While his father Mario Cuomo’s 1984 address at the Democratic National Convention served as a liberal rallying cry, Andrew Cuomo has repeatedly found himself starkly at odds with the liberal wing of the party. Although the governor signed marriage equality and gun safety legislation into law and has staked out a robustly pro-choice position, he has also slashed corporate taxes, capped property taxes, maneuvered to keep his own party from controlling the New York State Senate, lent conditional support to fracking, and earned plaudits from the right-wing National Review for his conservative economic agenda. There’s also the federal probe into Cuomo’s disbanding of his much-heralded anti-corruption commission, which Cuomo had touted as evidence of his commitment to good government.
Capitalizing on progressive discontent with Cuomo’s policies and his sudden dissolution of the Moreland anti-corruption commission, challenger Zephyr Teachout managed to secure 34 percent of the vote against Cuomo in New York’s Democratic primary last month.

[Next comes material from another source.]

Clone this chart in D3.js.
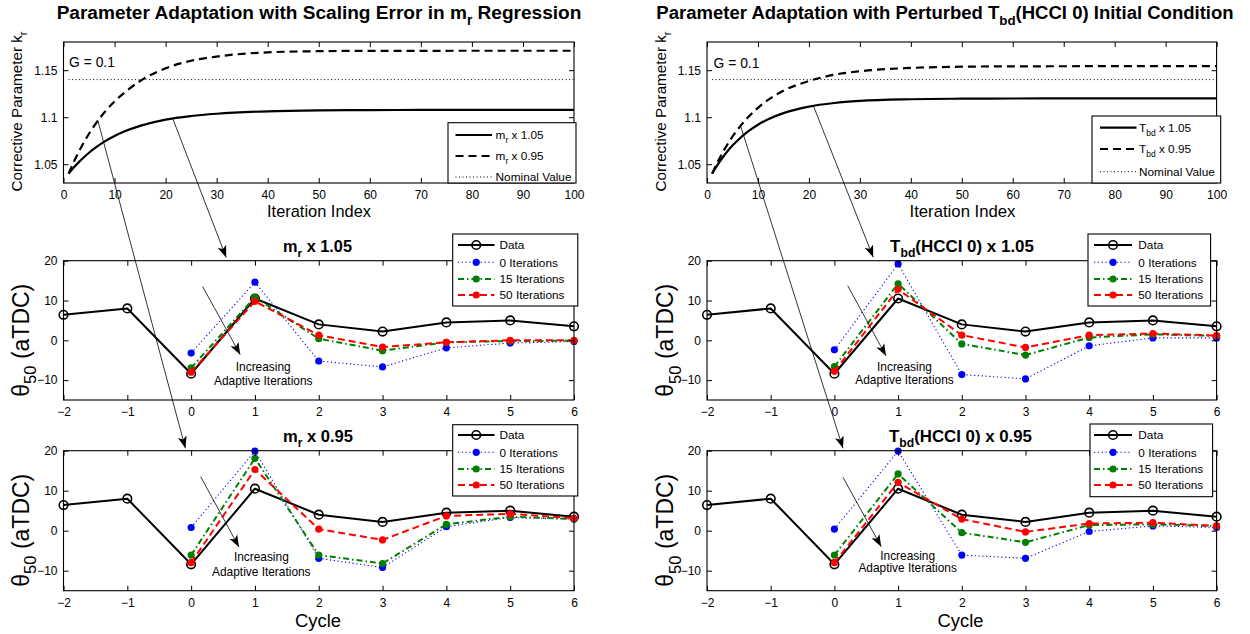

Given his center-right track record, it’s hardly unsurprising that Cuomo is no fonder of the left than the left is of him. According to the Times – which got its hands on a copy of his new memoir, All Things Possible: Setbacks and Success in Politics and Life – Cuomo rips the “extreme left” in the book, particularly for what he depicts as its hostility to the rich. Leftists, Cuomo writes, “speak of punitively raising taxes on the rich and transferring the money to the poor” and seek to “demonize those who are very wealthy.”
The Wall Street Journal, which also obtained a copy of the memoir, notes that the Cuomo simultaneously attempts to burnish his liberal credentials, citing his work on health care, student loans, and gun safety. Many analysts view the book as a prelude to a future bid for national office, but few think that he'd enter the 2016 presidential race if former Secretary of State Hillary Rodham Clinton opts to run.
The Journal observed that Cuomo’s memoir did not discuss his disbanding of his anti-corruption commission or the federal probe surrounding it.